Records:
+--
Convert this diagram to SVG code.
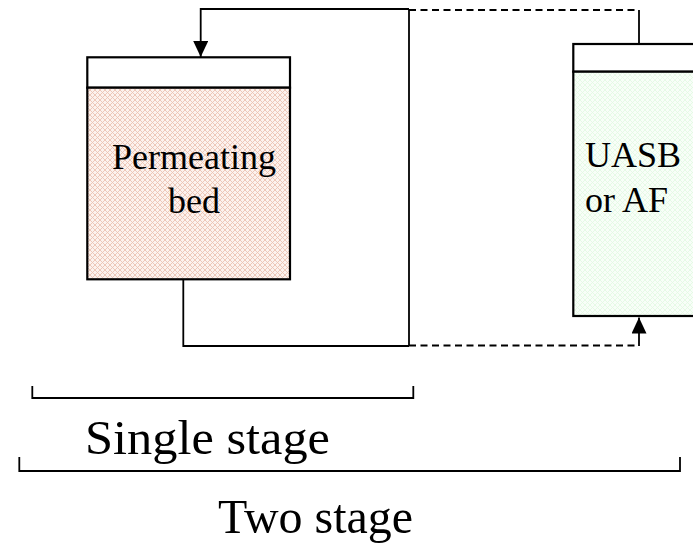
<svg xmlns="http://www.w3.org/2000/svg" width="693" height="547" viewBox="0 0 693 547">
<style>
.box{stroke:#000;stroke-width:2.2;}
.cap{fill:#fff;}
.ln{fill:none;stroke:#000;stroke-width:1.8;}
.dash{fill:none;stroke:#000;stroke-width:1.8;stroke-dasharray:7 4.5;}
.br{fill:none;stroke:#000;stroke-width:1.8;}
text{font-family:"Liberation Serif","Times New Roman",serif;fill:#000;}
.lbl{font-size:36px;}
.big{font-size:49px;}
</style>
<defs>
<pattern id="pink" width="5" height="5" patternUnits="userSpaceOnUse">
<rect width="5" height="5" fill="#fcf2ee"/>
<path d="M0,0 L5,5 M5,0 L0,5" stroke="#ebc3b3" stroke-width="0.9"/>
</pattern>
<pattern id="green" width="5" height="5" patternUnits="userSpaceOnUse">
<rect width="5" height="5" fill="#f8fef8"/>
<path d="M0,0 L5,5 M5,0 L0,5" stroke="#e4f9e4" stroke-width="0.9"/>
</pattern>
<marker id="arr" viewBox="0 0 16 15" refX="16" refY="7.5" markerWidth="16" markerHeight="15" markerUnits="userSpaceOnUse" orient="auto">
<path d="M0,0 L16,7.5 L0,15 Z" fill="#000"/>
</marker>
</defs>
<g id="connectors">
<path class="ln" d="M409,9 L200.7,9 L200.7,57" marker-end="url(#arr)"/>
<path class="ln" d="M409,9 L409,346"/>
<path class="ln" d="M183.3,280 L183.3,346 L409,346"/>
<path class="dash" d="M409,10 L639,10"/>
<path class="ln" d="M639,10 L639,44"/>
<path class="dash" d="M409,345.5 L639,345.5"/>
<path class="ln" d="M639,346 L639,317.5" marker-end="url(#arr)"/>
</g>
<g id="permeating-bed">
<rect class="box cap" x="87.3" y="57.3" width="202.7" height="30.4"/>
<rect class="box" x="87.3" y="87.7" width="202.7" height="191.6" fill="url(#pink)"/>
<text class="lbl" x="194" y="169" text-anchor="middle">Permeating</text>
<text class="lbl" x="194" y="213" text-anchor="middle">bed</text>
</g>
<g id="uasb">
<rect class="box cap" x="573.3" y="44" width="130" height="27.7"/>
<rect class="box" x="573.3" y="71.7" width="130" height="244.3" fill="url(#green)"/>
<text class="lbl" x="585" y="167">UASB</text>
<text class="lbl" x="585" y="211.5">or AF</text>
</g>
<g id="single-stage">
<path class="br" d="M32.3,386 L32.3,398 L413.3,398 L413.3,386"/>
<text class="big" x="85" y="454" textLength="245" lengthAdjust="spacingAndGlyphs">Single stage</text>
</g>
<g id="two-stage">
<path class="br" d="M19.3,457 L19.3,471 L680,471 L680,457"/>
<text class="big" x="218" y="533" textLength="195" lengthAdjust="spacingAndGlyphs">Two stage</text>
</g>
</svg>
+--
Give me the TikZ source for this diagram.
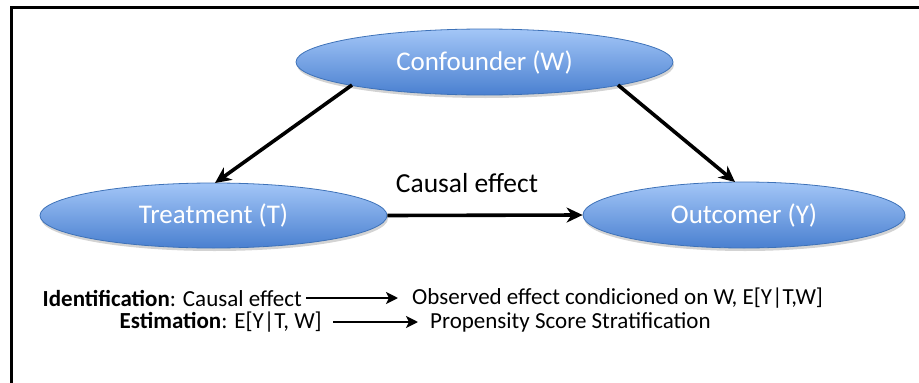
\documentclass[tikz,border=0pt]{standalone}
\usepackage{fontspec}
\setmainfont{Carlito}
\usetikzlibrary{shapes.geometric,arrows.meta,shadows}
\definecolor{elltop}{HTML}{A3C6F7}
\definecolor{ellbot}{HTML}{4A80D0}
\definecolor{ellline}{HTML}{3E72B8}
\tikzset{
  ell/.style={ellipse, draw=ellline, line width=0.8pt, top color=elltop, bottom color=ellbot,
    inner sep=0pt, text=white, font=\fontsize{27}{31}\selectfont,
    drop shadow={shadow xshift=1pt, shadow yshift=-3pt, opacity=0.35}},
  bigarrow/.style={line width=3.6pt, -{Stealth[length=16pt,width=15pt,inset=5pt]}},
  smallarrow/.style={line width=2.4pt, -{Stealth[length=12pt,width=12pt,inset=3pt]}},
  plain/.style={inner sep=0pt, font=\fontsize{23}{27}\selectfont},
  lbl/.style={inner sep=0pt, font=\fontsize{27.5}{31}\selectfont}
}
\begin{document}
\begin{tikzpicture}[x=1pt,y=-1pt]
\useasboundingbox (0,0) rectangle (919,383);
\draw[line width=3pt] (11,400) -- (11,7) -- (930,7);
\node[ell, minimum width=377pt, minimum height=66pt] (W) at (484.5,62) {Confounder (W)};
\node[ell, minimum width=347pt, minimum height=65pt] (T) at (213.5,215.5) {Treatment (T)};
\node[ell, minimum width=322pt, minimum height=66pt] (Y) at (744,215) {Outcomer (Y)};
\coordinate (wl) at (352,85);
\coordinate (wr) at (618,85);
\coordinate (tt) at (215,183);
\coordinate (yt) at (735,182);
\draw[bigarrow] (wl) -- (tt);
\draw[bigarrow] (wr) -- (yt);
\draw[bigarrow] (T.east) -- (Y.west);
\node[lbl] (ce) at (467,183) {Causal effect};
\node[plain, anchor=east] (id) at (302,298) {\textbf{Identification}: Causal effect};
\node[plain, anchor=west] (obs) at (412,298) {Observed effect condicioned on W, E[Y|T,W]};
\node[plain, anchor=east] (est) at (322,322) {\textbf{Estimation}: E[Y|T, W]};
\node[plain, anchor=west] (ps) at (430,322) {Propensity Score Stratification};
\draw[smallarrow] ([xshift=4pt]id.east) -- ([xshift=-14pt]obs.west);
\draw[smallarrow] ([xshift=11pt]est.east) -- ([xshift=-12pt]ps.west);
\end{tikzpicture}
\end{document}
+--
Given task:
Count how many lines of the data include the word "diagram". Your reply should be that number alone.

Answer to the task:
2